The ruling in the McDonnell case has already resulted in politicians getting off the hook for what seems like pretty obvious corruption. Kavanaugh and the other conservatives could use it as a hammer to destroy campaign finance laws.
It wouldn’t be hard. The court’s conservatives could say that they’ve already found that for a quid pro quo to exist, it has to involve significant changes to policy that are unquestionably done in exchange for a gift or contribution, so there’s really no reason to limit contributions, because most of them won’t involve that kind of exchange. In the rare cases when it would happen — let’s say if a billionaire writes a $2 million check to a congressman’s campaign and is recorded saying, “I am giving you this money so that you will vote for a bill to cut my taxes,” and the congressman replies, “thank you for this money, I will now vote for a bill to cut your taxes,” then we can prosecute it. Otherwise, no problem.
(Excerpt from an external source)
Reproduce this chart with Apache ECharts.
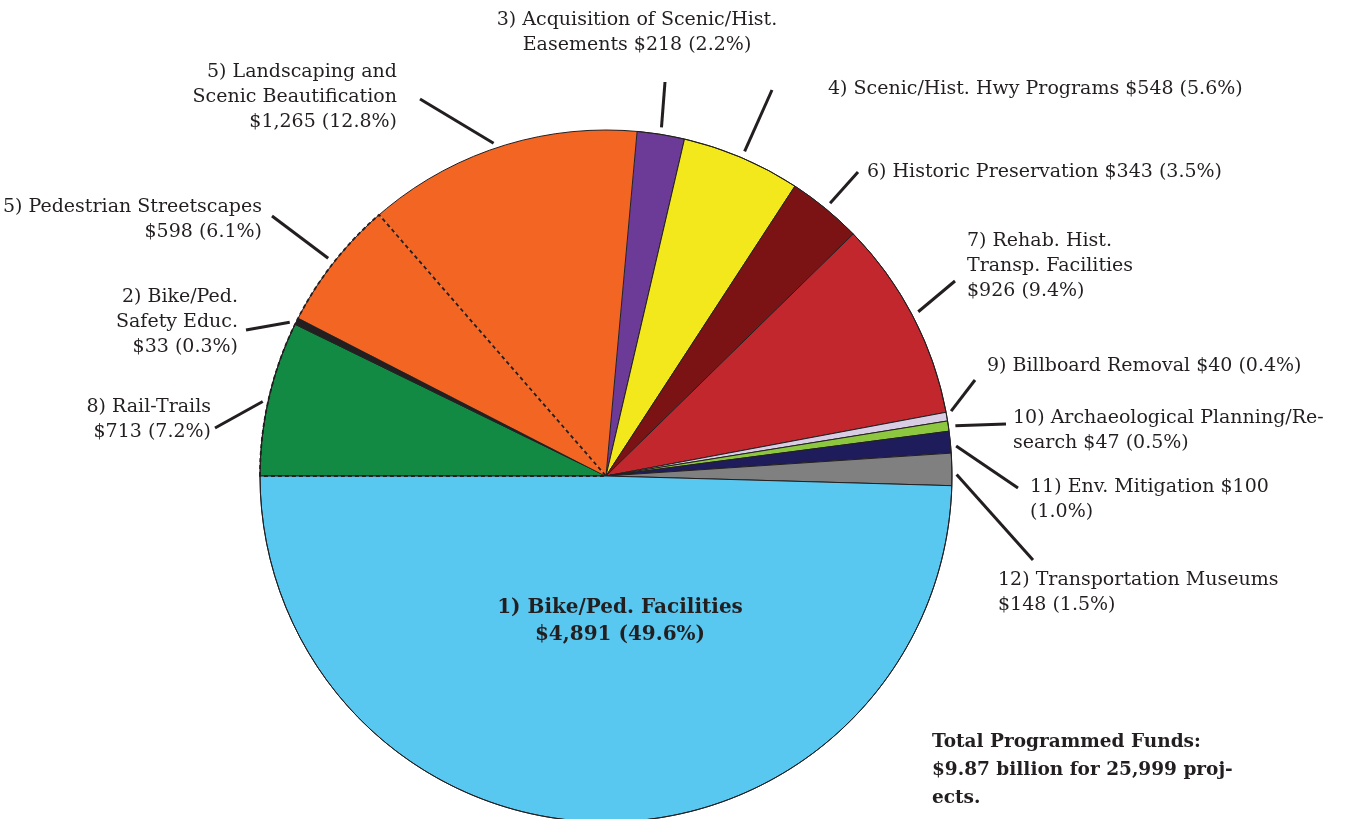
<!DOCTYPE html>
<html lang="en">
<head>
    <meta charset="UTF-8">
    <title>Transportation Enhancements funds</title>
    <script src="https://cdn.jsdelivr.net/npm/echarts@6/dist/echarts.min.js"></script>
    <style>
        html, body { margin: 0; padding: 0; background: #fff; }
        #chart_pie { width: 1348px; height: 819px; }
    </style>
</head>
<body>
<div id="chart_pie"></div>
<script>
    // programmed funds ($ millions), clockwise from 9 o'clock
    var names = ['8) Rail-Trails', '2) Bike/Ped.\nSafety Educ.', '5) Pedestrian Streetscapes',
        '5) Landscaping and\nScenic Beautification', '3) Acquisition of Scenic/Hist.\nEasements',
        '4) Scenic/Hist. Hwy Programs', '6) Historic Preservation', '7) Rehab. Hist.\nTransp. Facilities',
        '9) Billboard Removal', '10) Archaeological Planning/Re-\nsearch', '11) Env. Mitigation',
        '12) Transportation Museums', '1) Bike/Ped. Facilities'];
    var funds = [713, 33, 598, 1265, 218, 548, 343, 926, 40, 47, 100, 148, 4891];
    var pcts = ['7.2', '0.3', '6.1', '12.8', '2.2', '5.6', '3.5', '9.4', '0.4', '0.5', '1.0', '1.5', '49.6'];
    var sepAmt = ['\n', '\n', '\n', '\n', ' ', ' ', ' ', '\n', ' ', ' ', ' ', '\n', '\n'];
    var sepPct = [' ', ' ', ' ', ' ', ' ', ' ', ' ', ' ', ' ', ' ', '\n', ' ', ' '];
    var colors = ['#138a43', '#231f20', '#f26522', '#f26522', '#6c3b97', '#f2e81c', '#7b1315',
        '#c1272d', '#d9cde6', '#8dc63f', '#1f1c5c', '#808080', '#58c8f1'];
    var totalText = 'Total Programmed Funds:\n$9.87 billion for 25,999 proj-\nects.';

    // label anchor: x, top y, text align
    var labelPos = [
        [211, 395, 'right'], [238, 285, 'right'], [262, 195, 'right'], [397, 60, 'right'],
        [637, 8, 'center'], [828, 77, 'left'], [867, 160, 'left'], [967, 229, 'left'],
        [987, 354, 'left'], [1013, 406, 'left'], [1030, 475, 'left'], [998, 568, 'left'],
        [620, 594, 'center']
    ];
    // where each pointer leaves its label
    var pointerFrom = [
        [215, 428], [246, 330], [272, 216], [420, 99], [665, 82], [772, 90],
        [858, 172], [955, 281], [975, 380], [1006, 424], [1018, 488], [1033, 560], null
    ];

    var ink = '#231f20';
    var font = 'DejaVu Serif';
    var total = funds.reduce(function (a, b) { return a + b; }, 0);
    var firstThree = funds[0] + funds[1] + funds[2];

    var pieData = [];
    for (var i = 0; i < funds.length; i++) {
        var item = {
            name: names[i],
            value: funds[i],
            itemStyle: { color: colors[i], borderColor: ink, borderWidth: 1 }
        };
        if (i == 2 || i == 3) {
            item.itemStyle.borderWidth = 0;
        }
        if (i == funds.length - 1) {
            item.label = { fontWeight: 'bold', fontSize: 20, lineHeight: 27 };
            item.labelLine = { show: false };
        }
        pieData.push(item);
    }

    var center = [606, 476];
    var radius = 346;

    var option = {
        animation: false,
        title: {
            text: totalText,
            left: 932,
            top: 728,
            padding: 0,
            textStyle: { fontFamily: font, fontWeight: 'bold', fontSize: 18.5, lineHeight: 28, color: ink }
        },
        series: [
            {
                type: 'pie',
                center: center,
                radius: radius,
                startAngle: 180,
                clockwise: true,
                avoidLabelOverlap: false,
                label: {
                    show: true,
                    fontFamily: font,
                    fontSize: 19,
                    lineHeight: 25,
                    color: ink,
                    formatter: function (p) {
                        var k = p.dataIndex;
                        return names[k] + sepAmt[k] + '$' + funds[k].toLocaleString('en-US') + sepPct[k] + '(' + pcts[k] + '%)';
                    }
                },
                labelLine: {
                    show: true,
                    length: 10,
                    length2: 0,
                    smooth: false,
                    lineStyle: { color: ink, width: 3 }
                },
                labelLayout: function (params) {
                    var k = params.dataIndex;
                    var p = labelPos[k];
                    var res = { x: p[0], y: p[1], align: p[2], verticalAlign: 'top' };
                    var from = pointerFrom[k];
                    if (from && params.labelLinePoints) {
                        // slice end: the library's anchor on the rim, pulled back a little
                        var a = params.labelLinePoints[0];
                        var dx = from[0] - a[0], dy = from[1] - a[1];
                        var d = Math.sqrt(dx * dx + dy * dy) || 1;
                        var end = [a[0] + dx / d * 7, a[1] + dy / d * 7];
                        res.labelLinePoints = [end, from, from];
                    }
                    return res;
                },
                emphasis: { disabled: true },
                data: pieData
            },
            {
                // dashed divider between the two "5)" slices
                type: 'pie',
                center: center,
                radius: radius,
                startAngle: 180,
                silent: true,
                label: { show: false },
                labelLine: { show: false },
                emphasis: { disabled: true },
                data: [
                    { value: firstThree, itemStyle: { color: 'rgba(0,0,0,0)', borderColor: ink, borderWidth: 1.8, borderType: [4, 3] } },
                    { value: total - firstThree, itemStyle: { color: 'rgba(0,0,0,0)', borderWidth: 0 } }
                ]
            },
            {
                // outer outline
                type: 'pie',
                center: center,
                radius: radius,
                startAngle: 180,
                silent: true,
                label: { show: false },
                labelLine: { show: false },
                emphasis: { disabled: true },
                itemStyle: { color: 'rgba(0,0,0,0)', borderColor: ink, borderWidth: 1 },
                data: [{ value: total }]
            }
        ]
    };

    var chart_pie = echarts.init(document.getElementById('chart_pie'));
    chart_pie.setOption(option);
</script>
</body>
</html>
The trouble is that that isn’t how things work in the real world. No politician has to ask what the Koch brothers want, or what Sheldon Adelson wants, or what other mega-rich donors want. They already know. Communicating the quid pro quo is unnecessary.
If contribution limits are eliminated, it will be even easier for billionaires to simply buy themselves the Congress they want. As Michael Tomasky notes:
An average House race costs around $1.5 million. The Kochs and the Mercers and Sheldon Adelson and 15 or 20 other people like them could very easily get together, pool their money, and elect 50, 70, maybe 100 of the finest minds of the 16th century to Congress.
Adelson, a casino magnate, got a windfall of nearly $700 million from the tax cut the Republicans passed last year, and he is ponying up $30 million this year to help them stay in office. They know what the money’s for.
Once Kavanaugh joins the other conservatives on the Supreme Court, we could see almost all campaign finance laws disappear. Then, Republicans would declare that we’ve solved the problem of corruption in politics, because almost nothing would be against the law.